19 September 2017. A start-up enterprise developing treatments for several neurological diseases that the company says are triggered by a common destructive protein, is raising $30 million its first venture financing round. The one year-old company, Disarm Therapeutics in Cambridge, Massachusetts, is founded by two researchers at Washington University in St. Louis that made the key scientific discoveries leading to these proposed treatments.
Disarm Therapeutics is targeting neurological conditions that result from axon degeneration, a condition found in a number of disorders, affecting axons — the long extended fibers in neurons, or nerve cells — that carry electrical signals from the body of the cell. The degeneration of axon fibers is associated with several neurological disorders, including multiple sclerosis, amyotrophic lateral sclerosis or ALS, glaucoma, Parkinson’s and Alzheimer’s disease, and peripheral nerve pain from diabetes or chemotherapy.

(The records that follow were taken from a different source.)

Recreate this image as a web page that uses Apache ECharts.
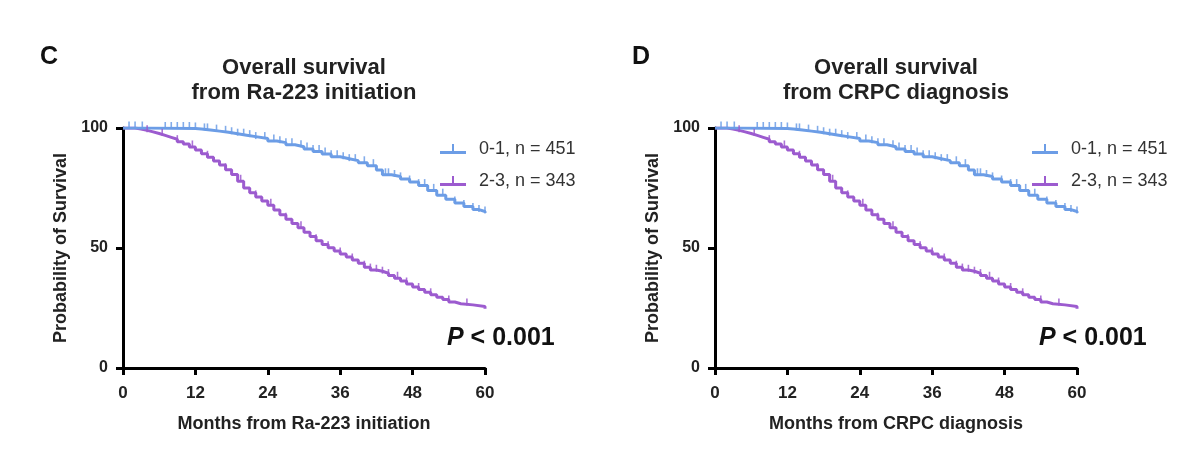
<!DOCTYPE html>
<html>
<head>
<meta charset="utf-8">
<title>Overall survival</title>
<script src="https://cdn.jsdelivr.net/npm/echarts@6/dist/echarts.min.js"></script>
<style>
  html, body { margin: 0; padding: 0; background: #fff; }
  #chart { width: 1200px; height: 471px; }
</style>
</head>
<body>
<div id="chart"></div>
<script>
// Kaplan-Meier steps: [month, survival %]
// both panels show the same curves
const groupLow = '0-1, n = 451';
const groupHigh = '2-3, n = 343';

const stepsLow = [
  [0, 100], [4, 99.8], [12, 99.6], [13, 99.2], [14.5, 98.7], [16, 98.2], [17.5, 97.6],
  [19, 97], [20.5, 96.4], [22, 95.6], [24, 94.6], [25.5, 93.9], [27, 93], [28.5, 92.2],
  [30, 91.2], [31.5, 90.2], [33, 89.2], [34.5, 88], [36, 87.2], [37.5, 86.4], [39, 85.5],
  [40.5, 84.3], [42, 82.5], [43, 80.5], [44.5, 79.8], [46, 78.8], [47.5, 77.5], [49, 76],
  [50.5, 74], [52, 72], [53.5, 70.3], [55, 68.8], [56.5, 67.3], [58, 66], [59, 65.2], [60, 64.6]
];
const stepsHigh = [
  [0, 100], [2, 99.6], [3, 99], [4, 98.4], [5, 97.7], [6, 96.9], [7, 96.1], [8, 95.3],
  [9, 94.3], [10, 93.3], [11, 92.1], [12, 90.8], [13, 89.3], [14, 87.8], [15, 86.3],
  [16, 84.6], [17, 82.6], [18, 80.6], [19, 77.8], [20, 75], [21, 73], [22, 71.3],
  [23, 69.6], [24, 67.8], [25, 65.8], [26, 63.9], [27, 62], [28, 60.2], [29, 58.4],
  [30, 56.6], [31, 54.8], [32, 53], [33, 51.5], [34, 50.1], [35, 48.8], [36, 47.5],
  [37, 46.3], [38, 45], [39, 43.6], [40, 42], [41, 40.8], [42, 40.3], [43, 39.5],
  [44, 38.5], [45, 37.4], [46, 36.2], [47, 35], [48, 33.8], [49, 32.7], [50, 31.6],
  [51, 30.5], [52, 29.5], [53, 28.5], [54, 27.5], [55, 26.8], [56, 26.3], [58, 25.6], [60, 24.7]
];

// censoring marks (months)
const censorLow = [1, 2, 3.2, 7, 8, 9, 10, 11, 12, 13.5, 14, 15.5, 17, 18, 19, 20, 21, 22,
  23.5, 25, 26, 27, 28, 29.5, 30.5, 31.5, 32.5, 33.5, 34.5, 35.5, 36.5, 37.5, 38.5, 40,
  41.5, 43.5, 44, 45, 46, 47.5, 49, 50, 51.5, 53, 55, 56.5, 58, 59, 60];
const censorHigh = [4, 6.5, 9, 11.5, 14, 17, 19.5, 22, 24.5, 27, 29.5, 32, 34, 36, 38,
  40, 41, 42, 43, 44, 45.5, 47, 49, 51, 54, 57];

const xTicks = [0, 12, 24, 36, 48, 60];
const yTicks = [0, 50, 100];

const panels = [
  { letter: 'C', title: 'Overall survival\nfrom Ra-223 initiation', xName: 'Months from Ra-223 initiation' },
  { letter: 'D', title: 'Overall survival\nfrom CRPC diagnosis', xName: 'Months from CRPC diagnosis' }
];

const colorLow = '#6c9de6';
const colorHigh = '#9c5bcf';
const font = '"Liberation Sans", Arial, sans-serif';

// survival at time t from the step list
function survAt(steps, t) {
  let v = steps[0][1];
  for (const s of steps) {
    if (s[0] <= t) v = s[1];
  }
  return v;
}

const grids = [
  { left: 123, right: 715, top: 128, bottom: 103 },
  { left: 715, right: 123, top: 128, bottom: 103 }
];
const centers = [304, 896];

const legendIcon = 'path://M0,9h26v3h-26z M12,2h2v8h-2z';

const option = {
  animation: false,
  textStyle: { fontFamily: font },
  grid: grids,
  title: [],
  legend: [],
  xAxis: [],
  yAxis: [],
  series: [],
  graphic: []
};

panels.forEach((p, i) => {
  option.title.push({
    text: p.letter,
    left: centers[i] - 264,
    top: 45,
    padding: 0,
    textStyle: { fontSize: 25, fontWeight: 'bold', color: '#111', fontFamily: font }
  });
  option.title.push({
    text: p.title,
    left: centers[i],
    top: 55,
    padding: 0,
    textAlign: 'center',
    textStyle: { fontSize: 22, fontWeight: 'bold', color: '#222', lineHeight: 25, fontFamily: font }
  });
  option.legend.push({
    orient: 'vertical',
    left: centers[i] + 131,
    top: 135,
    itemWidth: 26,
    itemHeight: 12,
    itemGap: 14,
    icon: legendIcon,
    data: [groupLow, groupHigh],
    textStyle: { fontSize: 18, color: '#333', padding: [0, 0, 0, 8], fontFamily: font }
  });
  option.xAxis.push({
    type: 'value',
    gridIndex: i,
    min: 0,
    max: 60,
    interval: 12,
    name: p.xName,
    nameLocation: 'middle',
    nameGap: 47,
    nameTextStyle: { fontSize: 18, fontWeight: 'bold', color: '#222' },
    axisLine: { onZero: false, lineStyle: { color: '#000', width: 3 } },
    axisTick: { length: 7, lineStyle: { color: '#000', width: 3 } },
    axisLabel: {
      fontSize: 17, fontWeight: 'bold', color: '#222', margin: 17,
      formatter: v => (xTicks.includes(v) ? String(v) : '')
    },
    splitLine: { show: false }
  });
  option.yAxis.push({
    type: 'value',
    gridIndex: i,
    min: 0,
    max: 100,
    interval: 50,
    name: 'Probability of Survival',
    nameLocation: 'middle',
    nameGap: 53,
    nameTextStyle: { fontSize: 18, fontWeight: 'bold', color: '#222' },
    axisLine: { onZero: false, lineStyle: { color: '#000', width: 3 } },
    axisTick: { length: 7, lineStyle: { color: '#000', width: 3 } },
    axisLabel: {
      fontSize: 16, fontWeight: 'bold', color: '#222', margin: 15,
      formatter: v => (yTicks.includes(v) ? String(v) : '')
    },
    splitLine: { show: false }
  });

  const groups = [
    { name: groupHigh, steps: stepsHigh, censor: censorHigh, color: colorHigh },
    { name: groupLow, steps: stepsLow, censor: censorLow, color: colorLow }
  ];
  groups.forEach(g => {
    option.series.push({
      name: g.name,
      type: 'line',
      xAxisIndex: i,
      yAxisIndex: i,
      step: 'end',
      showSymbol: false,
      data: g.steps,
      itemStyle: { color: g.color },
      lineStyle: { color: g.color, width: 3 },
      z: 3
    });
    option.series.push({
      name: g.name,
      type: 'scatter',
      xAxisIndex: i,
      yAxisIndex: i,
      symbol: 'rect',
      symbolSize: [1.6, 7],
      symbolOffset: [0, -3],
      data: g.censor.map(t => [t, survAt(g.steps, t)]),
      itemStyle: { color: g.color, opacity: 0.85 },
      z: 4
    });
  });

  option.graphic.push({
    type: 'text',
    left: centers[i] + 143,
    top: 326,
    style: {
      text: '{p|P} < 0.001',
      font: 'bold 25px ' + font,
      fill: '#111',
      rich: { p: { fontStyle: 'italic', fontWeight: 'bold', fontSize: 25, fontFamily: font } }
    }
  });
});

const chart = echarts.init(document.getElementById('chart'));
chart.setOption(option);
</script>
</body>
</html>
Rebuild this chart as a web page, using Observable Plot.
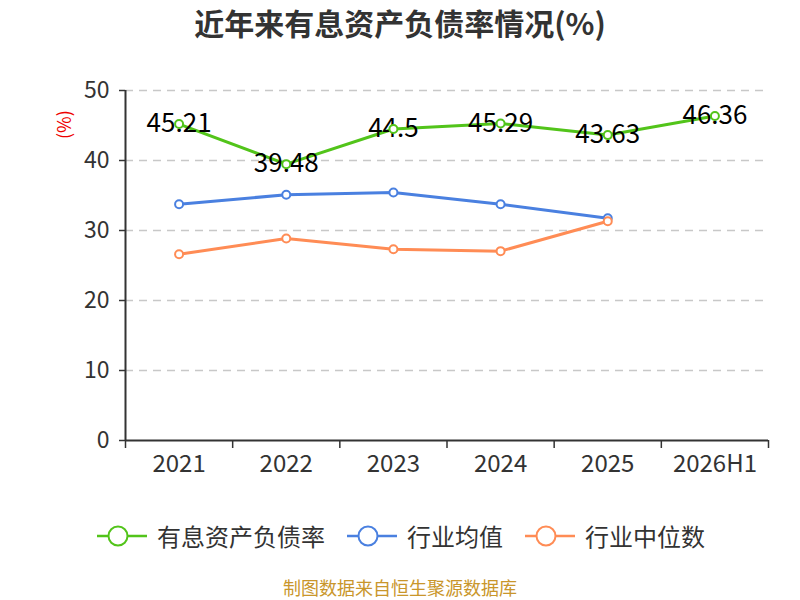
<!DOCTYPE html>
<html><head><meta charset="utf-8">
<script src="https://cdn.jsdelivr.net/npm/d3@7"></script>
<script src="https://cdn.jsdelivr.net/npm/@observablehq/plot@0.6"></script>
<style>
body{margin:0;background:#fff;font-family:"Microsoft YaHei","Noto Sans CJK SC",sans-serif;}
#wrap{position:relative;width:800px;height:600px;overflow:hidden;}
.abs{position:absolute;white-space:nowrap;}
</style></head><body>
<div id="wrap"></div>
<script>
const categories = ["2021","2022","2023","2024","2025","2026H1"];
const debtRatio = [45.21, 39.48, 44.5, 45.29, 43.63, 46.36];
const industryMean = [33.76, 35.1, 35.43, 33.76, 31.76];
const industryMedian = [26.6, 28.86, 27.33, 27.05, 31.33];
const yTicks = [0, 10, 20, 30, 40, 50];
const seriesNames = ["有息资产负债率", "行业均值", "行业中位数"];
const colors = ["#52c41a", "#4a80e0", "#ff8c55"];

const toRows = (arr) => arr.map((v, i) => ({i, v}));
const green = toRows(debtRatio), blue = toRows(industryMean), orange = toRows(industryMedian);
const idx = categories.map((_, i) => i);
const bounds = [...idx.map(i => i - 0.5), categories.length - 0.5];
const font = '"Microsoft YaHei","Noto Sans CJK SC",sans-serif';

const chart = Plot.plot({
  width: 800, height: 600,
  marginTop: 90, marginBottom: 160, marginLeft: 125, marginRight: 32,
  style: {fontFamily: font, background: "#fff", overflow: "visible"},
  x: {type: "linear", domain: [-0.5, categories.length - 0.5], axis: null},
  y: {domain: [0, 50], axis: null},
  marks: [
    Plot.gridY(yTicks.filter(d => d > 0), {stroke: "#c8c8c8", strokeOpacity: 1, strokeDasharray: "8,6", strokeWidth: 1.3}),
    Plot.axisY(yTicks, {label: null, tickSize: 6, tickPadding: 10, fontSize: 23, color: "#333", tickFormat: d => d, stroke: "#333", strokeWidth: 1.5}),
    Plot.axisX(bounds, {label: null, tickSize: 8, tickFormat: () => "", stroke: "#333", strokeWidth: 1.5}),
    Plot.axisX(idx, {label: null, tickSize: 0, tickPadding: 14, fontSize: 24, color: "#333", tickFormat: i => categories[i]}),
    Plot.ruleX([-0.5], {stroke: "#333", strokeWidth: 2}),
    Plot.ruleY([0], {stroke: "#333", strokeWidth: 2}),
    Plot.line(blue, {x: "i", y: "v", stroke: colors[1], strokeWidth: 3}),
    Plot.line(orange, {x: "i", y: "v", stroke: colors[2], strokeWidth: 3}),
    Plot.line(green, {x: "i", y: "v", stroke: colors[0], strokeWidth: 3}),
    Plot.dot(blue, {x: "i", y: "v", r: 4, fill: "#fff", stroke: colors[1], strokeWidth: 2}),
    Plot.dot(orange, {x: "i", y: "v", r: 4, fill: "#fff", stroke: colors[2], strokeWidth: 2}),
    Plot.text(green, {x: "i", y: "v", text: d => String(d.v), fontSize: 26, fill: "#000"}),
    Plot.dot(green, {x: "i", y: "v", r: 4, fill: "#fff", stroke: colors[0], strokeWidth: 2})
  ]
});
const wrap = document.getElementById("wrap");
wrap.appendChild(chart);

function addDiv(html, css) {
  const d = document.createElement("div");
  d.className = "abs";
  d.innerHTML = html;
  d.style.cssText += css;
  wrap.appendChild(d);
  return d;
}
addDiv("近年来有息资产负债率情况(%)", "left:0;width:800px;text-align:center;top:2px;font-size:30px;line-height:40px;font-weight:bold;color:#333;");
addDiv("(%)", "left:49px;top:112px;font-size:18px;line-height:26px;color:#e00;transform:rotate(-90deg);transform-origin:center;width:28px;text-align:center;");
addDiv("制图数据来自恒生聚源数据库", "left:0;width:800px;text-align:center;top:576px;font-size:18px;line-height:22px;color:#c9962b;");

const legendX = [97, 347, 525];
seriesNames.forEach((name, k) => {
  addDiv(`<svg width="50" height="24" style="vertical-align:middle"><line x1="0" y1="12" x2="50" y2="12" stroke="${colors[k]}" stroke-width="2.5"/><circle cx="21" cy="12" r="9.5" fill="#fff" stroke="${colors[k]}" stroke-width="2"/></svg><span style="margin-left:10px;vertical-align:middle">${name}</span>`,
    `left:${legendX[k]}px;top:516px;font-size:24px;color:#333;line-height:34px;`);
});
</script>
</body></html>
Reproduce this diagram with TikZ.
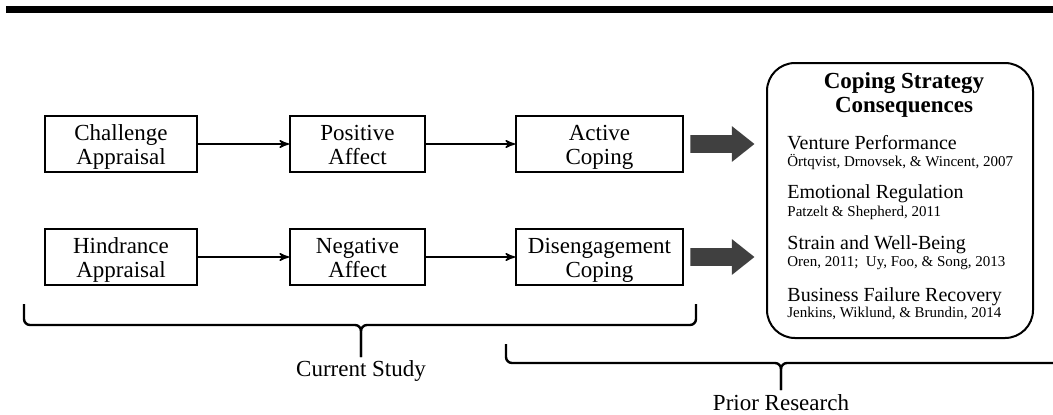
\documentclass[tikz,border=0pt]{standalone}
\usepackage{fontspec}
\setmainfont{Liberation Serif}
\usepackage{tikz}
\usetikzlibrary{shapes.geometric,shapes.arrows,arrows,positioning}
\definecolor{arrowgray}{HTML}{404040}
\newcommand{\topgap}{\rule{0pt}{12.4pt}}
\tikzset
{
    stagebox/.style   = {rectangle, draw=black, line width=1pt, align=center, minimum height=28pt, inner xsep=1pt, inner ysep=0pt, font=\fontsize{11.5}{12}\selectfont},
    link/.style       = {->, line width=0.75pt},
    fatarrow/.style   = {single arrow, fill=arrowgray, draw=none, minimum height=32pt, inner xsep=0pt, inner ysep=4.25pt, single arrow head extend=4.5pt, single arrow tip angle=77},
    resultbox/.style  = {rectangle, draw=black, line width=1pt, rounded corners=14pt, minimum width=133pt, minimum height=137.5pt},
    resulthead/.style = {align=center, inner sep=0pt, font=\fontsize{11.5}{12}\selectfont\bfseries},
    outcome/.style    = {anchor=west, inner sep=0pt, font=\fontsize{10}{11}\selectfont},
    outcomeref/.style = {anchor=west, inner sep=0pt, font=\fontsize{7.5}{9}\selectfont},
    bracket/.style    = {draw=black, line width=1.2pt, rounded corners=3pt},
    bracelabel/.style = {inner sep=0pt, font=\fontsize{11.5}{12}\selectfont}
}

\begin{document}
\begin{tikzpicture}[x=0.5pt, y=-0.5pt, >=stealth']
    \useasboundingbox (0,0) rectangle (1053,414);
    \fill (6,6) rectangle (1053,13);

    % current study: appraisal -> affect -> coping
    \node [stagebox, minimum width=76pt] (chal) at (121,144) {\topgap Challenge\\Appraisal\strut};
    \node [stagebox, minimum width=67.5pt, right=45.5pt of chal] (pos) {\topgap Positive\\Affect\strut};
    \node [stagebox, minimum width=83.5pt, right=44.5pt of pos] (act) {\topgap Active\\Coping\strut};
    \node [stagebox, minimum width=76pt, below=27.5pt of chal] (hind) {\topgap Hindrance\\Appraisal\strut};
    \node [stagebox, minimum width=67.5pt, below=27.5pt of pos] (neg) {\topgap Negative\\Affect\strut};
    \node [stagebox, minimum width=83.5pt, below=27.5pt of act] (dis) {\topgap Disengagement\\Coping\strut};

    \draw [link] (chal) -- (pos);
    \draw [link] (pos) -- (act);
    \draw [link] (hind) -- (neg);
    \draw [link] (neg) -- (dis);

    \node [fatarrow, right=3pt of act] (actout) {};
    \node [fatarrow, right=3pt of dis] (disout) {};

    % prior research
    \node [resultbox] (cons) at (900,200.5) {};
    \node [resulthead] (conshead) at (904,95) {Coping Strategy\\Consequences};
    \node [outcome] (perf) at (787,143) {Venture Performance};
    \node [outcomeref] (perfref) at (787,162) {Örtqvist, Drnovsek, \& Wincent, 2007};
    \node [outcome] (emo) at (787,194) {Emotional Regulation};
    \node [outcomeref] (emoref) at (787,213) {Patzelt \& Shepherd, 2011};
    \node [outcome] (strain) at (787,245) {Strain and Well-Being};
    \node [outcomeref] (strainref) at (787,263) {Oren, 2011;\ \ Uy, Foo, \& Song, 2013};
    \node [outcome] (fail) at (787,297) {Business Failure Recovery};
    \node [outcomeref] (failref) at (787,313) {Jenkins, Wiklund, \& Brundin, 2014};

    % braces
    \coordinate (curL) at (24,304);
    \coordinate (curR) at (696,304);
    \coordinate (curtip) at (361,357);
    \draw [bracket] (curL) |- (361,325) -- (curtip);
    \draw [bracket] (curtip) -- (361,325) -| (curR);
    \node [bracelabel] (cur) at (361,371) {Current Study};

    \coordinate (priL) at (506,344);
    \coordinate (priR) at (1053,363);
    \coordinate (pritip) at (781,390);
    \draw [bracket] (priL) |- (781,363) -- (pritip);
    \draw [bracket] (pritip) -- (781,363) -- (priR);
    \node [bracelabel] (prior) at (781,403) {Prior Research};
\end{tikzpicture}
\end{document}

The company’s founders, geneticist Jeffrey Milbrandt and developmental biologist Aaron DiAntonio, study axon degeneration at Washington University and identified a common feature to the condition: a protein known as SARM1, short for Sterile Alpha And TIR Motif Containing 1. The researchers discovered the mechanisms behind axon degeneration that result from SARM1, usually a consequence of trauma or injury, but also inflammation or intraocular pressure associated with glaucoma. Milbrandt and DiAntonio documented the role SARM1 plays in breaking down the body’s built-in protections for axons, including the chemical actions used by SARM1 to destroy these protections.
Disarm Therapeutics’ technology, based on this research and licensed from Washington University, is a platform for developing treatments that limit the effects of SARM1 in axonal degeneration. The researchers say SARM1’s enzymatic activity offers a target for new therapies. The company also plans to develop non-invasive diagnostics to determine the extent of axonal degeneration and predict the likely effects of treatments.
Rajesh Devraj, also a co-founder and the company’s current chief scientist, says in a company statement that Disarm plans to translate the research by Milbrandt and DiAntonio into “human proof of concept in a range of neurological diseases, supported by non-invasive biomarkers.”
Milbrandt and DiAntonio are scientific advisors to Disarm Therapeutics, which they founded in 2016 with Atlas Venture, an early-stage life science venture investment company in Cambridge, Mass. Atlas Venture also led Disarm’s new venture financing, along with Lightstone Ventures and AbbVie Ventures, raising $30 million.